Многочисленные письма Иеронима дают возможность составить понятие о христианских нравах Рима, и описания эти напоминают сатиру. Как дополнение к картине, которую дает Аммиан, их следует принять во внимание; но и этот языческий историк, невраждебный к христианам, горько порицает роскошь и честолюбие римских епископов. В описании кровавой борьбы между Дамазом и Урсицином из-за епископского престола в Риме мы находим следующие замечательные слова: «Когда я смотрю на блеск того, что делается в городе, я убеждаюсь, что те люди должны были бороться со всей партийной страстью, чтоб добиться исполнения своих желаний, ибо, раз они достигали своей цели, они могли быть уверены, что они разбогатеют от подарков матрон, будут торжественно ездить в колесницах, роскошно одеваться и задавать такие богатые обеды, которые превзойдут императорские. Но они могли бы заслужить имя праведных, если бы презрели городской блеск, которым они прикрывают пороки, и подражали бы образу жизни не которых сельских духовных. Свойственные последним умеренность в пище и питье, невзрачная одежда и полный смирения взгляд свидетельствуют о них истинно верующим как о настоящих и достойных почитания мужах».
Иероним, раньше бывший домашним секретарем епископа Дамаза, на основании собственных наблюдений описывает христиан, как светских, так и духовных, мужчин и женщин, в особенности последних, от которых всегда зависят нравы. Он изображает высокомерных ханжей-женщин, попов — пронырливых искателей наследств, надутых монахов и галантных дьяконов, которые вместе с римской аристократией щеголяли христианством.
Он вводит нас в дом благородной дамы: внучка Дециев или Максимов в печали — она овдовела. Она возлежит на богатом ложе и держит в руках Евангелие, переплетенное в пурпур и золото. Ее приемная комната полна льстецов, которые сумеют утешить даму рассказами о скандалах в духовных или светских сферах, а она сама горда тем, что слывет покровительницей духовных лиц. Последние, посещая благородную даму, целуют ее в голову и получают благосклонную милостыню. Если они принимают ее, может быть, с некоторой конфузливостью, то тем наглее в этом отношении те босоногие, одетые в черные и грязные рясы монахи, которые не пускаются прислугой дальше порога; но разряженные евнухи широко раскрывают двери дьякону, когда он приезжает сделать визит в модной колеснице, в которую впрядены горячие и красивые лошади, так что можно подумать, что это явился родной брат короля Фракии. Его шелковое одеяние издает аромат благовонных вод его волосы завиты самым искусным парикмахером. Кокетливо придерживая платье рукой, украшенной золотыми кольцами, он легко ступает ногами, щегольски обутыми в мягкий сафьян. «При виде такого мужчины, — говорит Иероним, — каждый скорее примет его за жениха, чем за духовное лицо», — и мы скажем еще, что тот, кто видел бы такого господина теперь, счел бы его за одного из наряженных в шелк донжуанов современного Рима. Во всем городе он известен под насмешливым прозвищем «городской кучер», уличные же мальчишки кричат ему вслед: «pippizo» и «geranopepa».
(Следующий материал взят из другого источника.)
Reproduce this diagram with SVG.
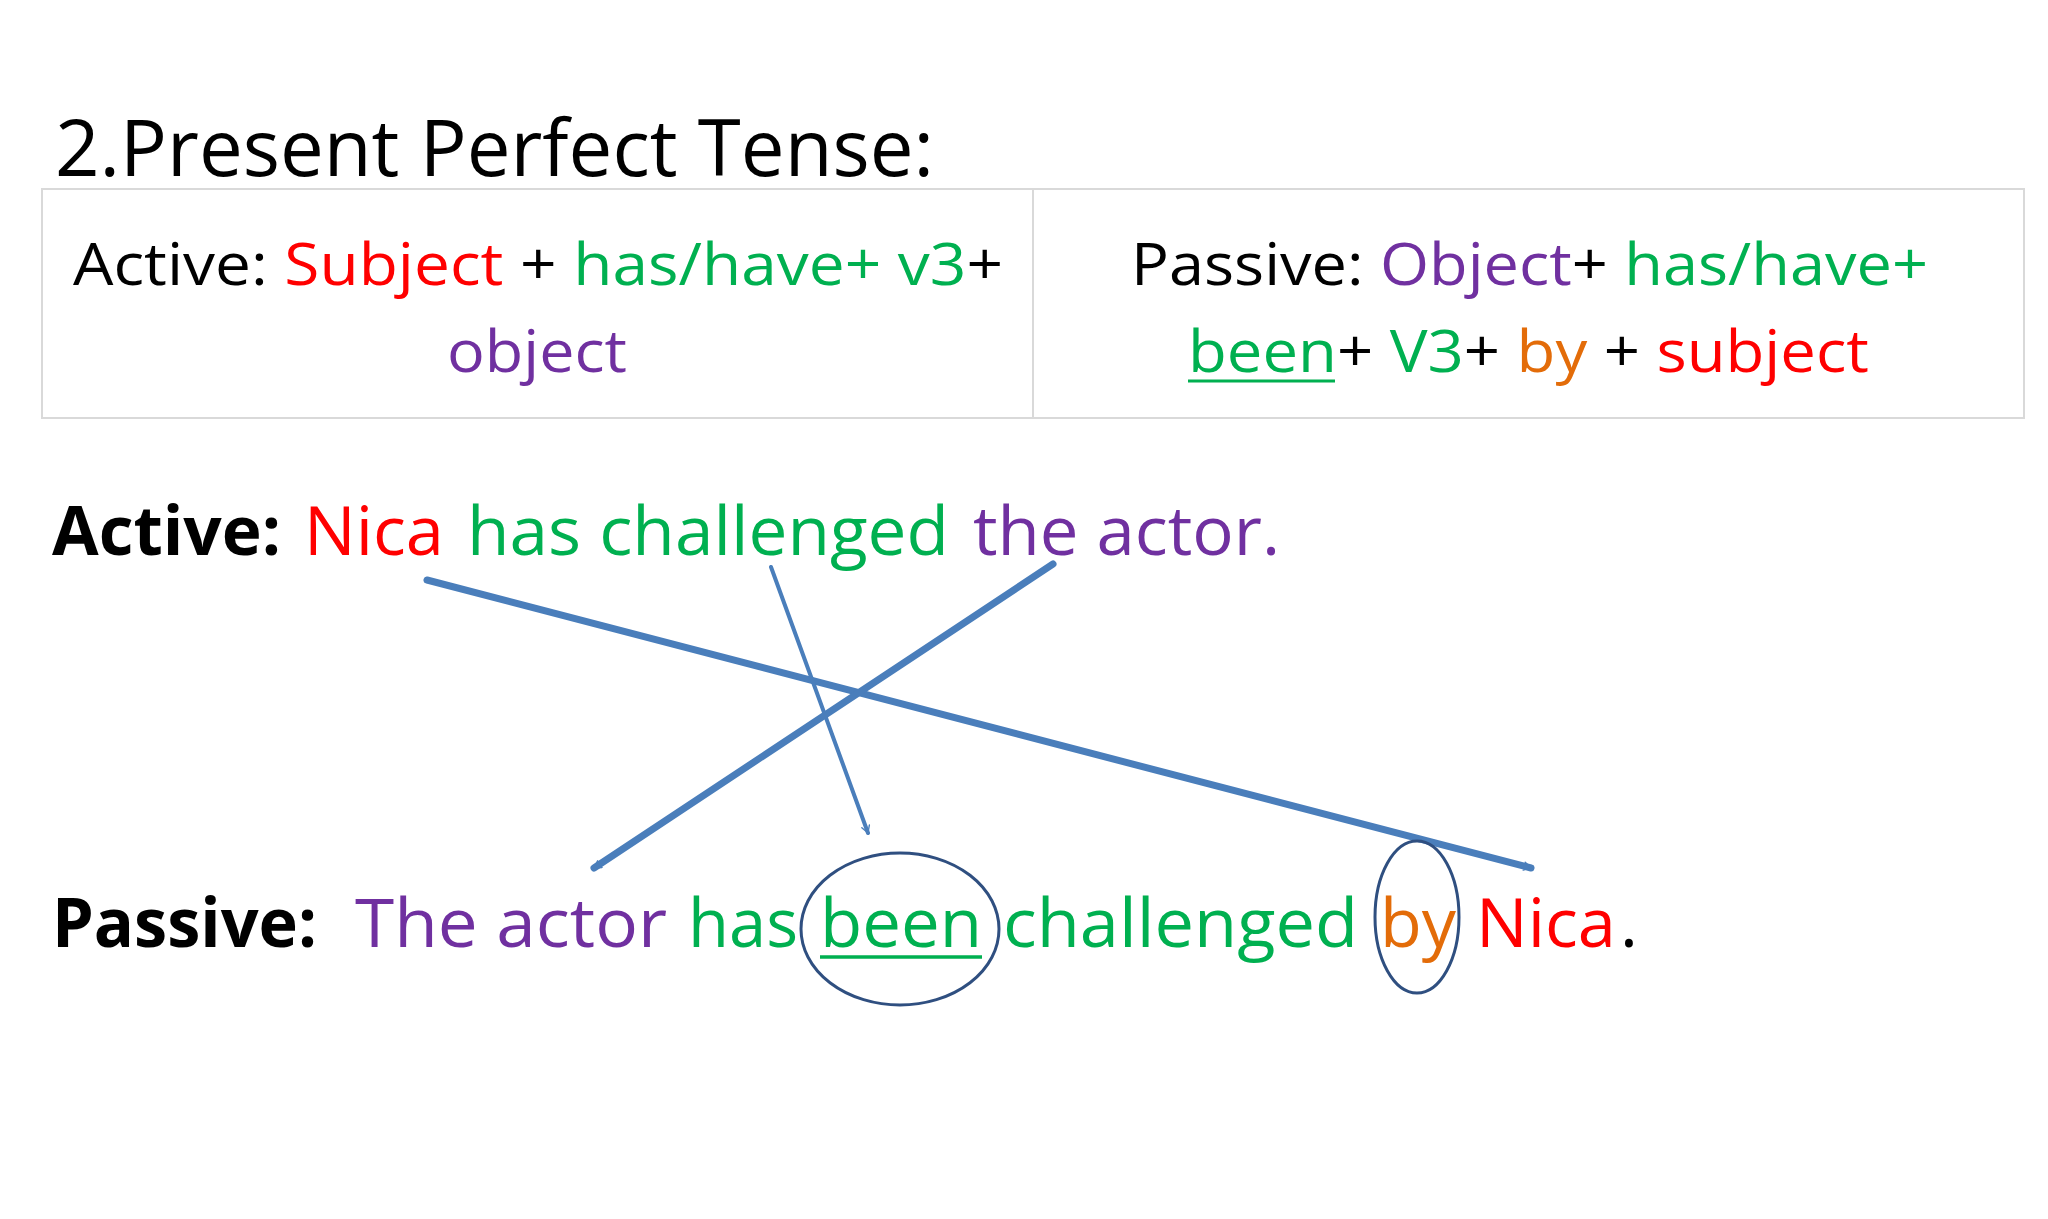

Он везде и нигде; обо всем он узнает первый; нет городской сплетни, которой бы он ни сочинил или ни преувеличил. Его карьера вкратце такова: он сделался священником, чтобы иметь более свободный доступ к женщинам. А образ жизни его следующий: он подымается с постели рано и соображает, кого он должен посетить сегодня; затем он пускается в свои странствования. Если в каком-нибудь доме он находит то, что ему нравится, будет ли это тонкое сукно или подушка, или какой-нибудь сосуд, он начинает любоваться этой вещью и любуется ею до тех пор, пока ему подарят ее, так как язык у «городского кучера» остер и дамы опасаются этого языка.
Когда матрона должна исполнить какой-нибудь публичный христианский обряд, то она совершает его очень шумно. Подобно своему родственнику Фабунию или Ребурру (мы видим, что это все та же римская аристократия, только переодетая в христианское платье), матрона отправляется в базилику Св. Петра в носилках, которым предшествует толпа евнухов. Там, чтоб казаться более благочестивой, матрона сама оделяет нищих милостыней и справляет так называемую братскую трапезу, или «агапы», о чем глашатай также должен прокричать.